Si la précarité grandissante des jeunes travailleuses et travailleurs est indéniable, une autre lecture de la situation s’impose. D’une part, rappelons-nous que le rapport du Conference Board s’additionne à la panoplie d’études qui, dans les dernières années, ont montré que les inégalités de revenus se creusent depuis trente ans au Canada. Ces résultats renforcent ainsi notre conviction que nous sommes entrés dans un modèle économique qui désavantage systématiquement les salariés.

Après la Deuxième Guerre mondiale et jusqu’au milieu des années 1970, la croissance des salaires suivait celle de l’économie, car sa vigueur était fortement liée à la consommation des ménages. C’est ce qu’on a appelé le modèle fordiste. Depuis trois décennies, nous sommes plutôt dans une économie financiarisée. Qu’est-ce que ça veut dire ? D’abord, que la gestion des grandes entreprises est axée sur les rendements en bourse et non sur ce qu’elles produisent réellement. Ces entreprises ont ainsi eu tendance à diminuer leurs coûts de production, à commencer par la masse salariale. Cette exigence de rendement financier a notamment poussé les entreprises à délocaliser leur production vers des pays où les conditions de travail sont souvent médiocres.

Derrière ce qu’on appelle poliment la mondialisation de l’économie se cache ainsi la disparition d’emplois souvent syndiqués et donc mieux rémunérés, entre autres dans le secteur manufacturier. Dans le secteur public, la lutte aux déficits a aussi amené les gouvernements à réduire la taille de la fonction publique, c’est-à-dire, encore une fois, à éliminer des emplois de qualité. L’abolition de ces emplois a en outre créé une pression à la baisse sur les salaires de l’ensemble de la main-d’œuvre.

Bref, on voit bien que c’est le mode de développement de l’économie canadienne qui est, depuis trente ans, défavorable aux salariés en général. Il est normal, dans ce contexte, que les jeunes arrivant aujourd’hui sur le marché de l’emploi soient dans une situation plus précaire que ceux qui commençaient leur vie active dans les années 1970. La réduction du filet social n’a fait qu’empirer cette situation, par exemple en contraignant les jeunes à contracter de lourdes dettes afin de décrocher un diplôme universitaire.

La prudence s’impose donc quant aux conclusions que l’on pourrait tirer de l’étude du Conference Board. On aurait tort de conclure que la formation des jeunes ne correspond pas aux besoins des entreprises. Les données indiquent plutôt le contraire.

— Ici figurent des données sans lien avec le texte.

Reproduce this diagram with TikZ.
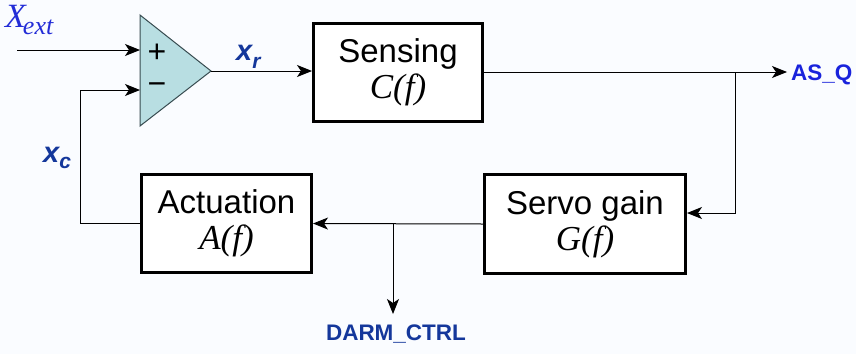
\documentclass[tikz,border=0pt]{standalone}
\usepackage{fontspec}
\setmainfont{Liberation Sans}
\newfontfamily\timesf{Liberation Serif}
\usetikzlibrary{arrows.meta}
\definecolor{bgc}{RGB}{250,252,255}
\definecolor{tri}{RGB}{184,222,226}
\definecolor{tristroke}{RGB}{55,75,80}
\definecolor{lblue}{RGB}{35,45,215}
\definecolor{dblue}{RGB}{20,55,155}
\definecolor{ablue}{RGB}{25,35,220}
\tikzset{
  blockbox/.style={draw=black, line width=3pt, fill=white, inner sep=0pt, align=center,
    font=\fontsize{33}{34}\selectfont},
  conn/.style={line width=1pt, -{Stealth[length=15pt,width=12pt,inset=4pt]}},
  sig/.style={inner sep=0pt, font=\fontsize{29}{29}\selectfont\bfseries\itshape, text=dblue},
  tag/.style={inner sep=0pt, font=\fontsize{22.5}{22.5}\selectfont\bfseries},
  sign/.style={inner sep=0pt, font=\fontsize{32}{32}\selectfont}
}
\begin{document}
\begin{tikzpicture}[x=1pt,y=-1pt]
\fill[bgc] (0,0) rectangle (856,354);
\useasboundingbox (0,0) rectangle (856,354);
% summing junction
\coordinate (tl) at (140,15);
\coordinate (bl) at (140,126);
\coordinate (tip) at (211,71);
\coordinate (inp) at (140,50);
\coordinate (inm) at (140,90);
\filldraw[fill=tri, draw=tristroke, line width=1pt, line join=miter] (tl) -- (tip) -- (bl) -- cycle;
\node[sign] (plus) at (157,53) {+};
\node[sign] (minus) at (157,89) {−};
% blocks
\node[blockbox, minimum width=169pt, minimum height=98pt] (sens) at (398,72.5)
  {Sensing\\[2pt]{\timesf\itshape\fontsize{35}{35}\selectfont C(f)}};
\node[blockbox, minimum width=201pt, minimum height=99pt] (servo) at (585,224)
  {Servo gain\\[2pt]{\timesf\itshape\fontsize{35}{35}\selectfont G(f)}};
\node[blockbox, minimum width=170pt, minimum height=98pt] (act) at (226.5,223.5)
  {Actuation\\[2pt]{\timesf\itshape\fontsize{35}{35}\selectfont A(f)}};
% labels
\node[inner sep=0pt, anchor=base west, text=lblue, font=\fontsize{34}{34}\selectfont\timesf\itshape] (xext) at (5,27)
  {X\kern-3pt\raisebox{-7pt}{\fontsize{26}{26}\selectfont ext}};
\node[sig, anchor=base west] (xr) at (236,60) {x\raisebox{-8pt}{\fontsize{21}{21}\selectfont r}};
\node[sig, anchor=base west] (xc) at (43,162) {x\raisebox{-6pt}{\fontsize{21}{21}\selectfont c}};
\node[tag, anchor=base west, text=ablue] (asq) at (791,80) {AS\_Q};
\node[tag, anchor=base, text=dblue] (darm) at (396,340) {DARM\_CTRL};
% connector points
\coordinate (xin) at (17,50);
\coordinate (asqend) at (787,72);
\coordinate (b1) at (735,72);
\coordinate (b2) at (393,223.5);
\coordinate (darmend) at (393,314);
\coordinate (c1) at (80,223.5);
% connectors
\draw[conn] (xin) -- (inp);
\draw[conn] (tip) -- (tip -| sens.west);
\draw[conn] (sens.east |- asqend) -- (asqend);
\draw[conn] (b1) |- ([yshift=11pt]servo.east);
\draw[conn] (servo.west) -- (act.east);
\draw[conn] (b2) -- (darmend);
\draw[conn] (act.west) -- (c1) |- (inm);
\end{tikzpicture}
\end{document}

Par ailleurs, on fait fausse route si l’on croît que dans la situation actuelle, les « vieux » et les « jeunes » s’opposent et qu’il suffit de faire un trait sur les institutions qui ont profité aux baby-boomers pour que les nouvelles générations s’enrichissent à leur tour. Les politiques économiques et fiscales des dernières années, qui cherchaient souvent à attirer des investissements et à augmenter la rentabilité des entreprises dans l’espoir que les profits soient ensuite transférés aux travailleurs, ont en fait systématiquement désavantagé ces derniers.

Il est temps pour nos gouvernements d’adopter des politiques publiques et économiques dont l’objectif soit d’améliorer les conditions de vie et de travail des salariés. Par exemple, pourquoi ne pas avoir bonifier le régime des rentes du Québec, plus efficace pour garantir des revenus de retraite aux travailleurs, plutôt que d’avoir imposé le Régime volontaire d’épargne retraite (RVER) malgré les craintes exprimées par plusieurs experts à propos de la performance de ce type de régime ? Si, pour sa part, le milieu des affaires souhaite renouer le lien de confiance avec la population, les dirigeants d’entreprises devront songer plus sérieusement à accorder aux salaires de leurs employés autant d’importance qu’à leur taux de profit.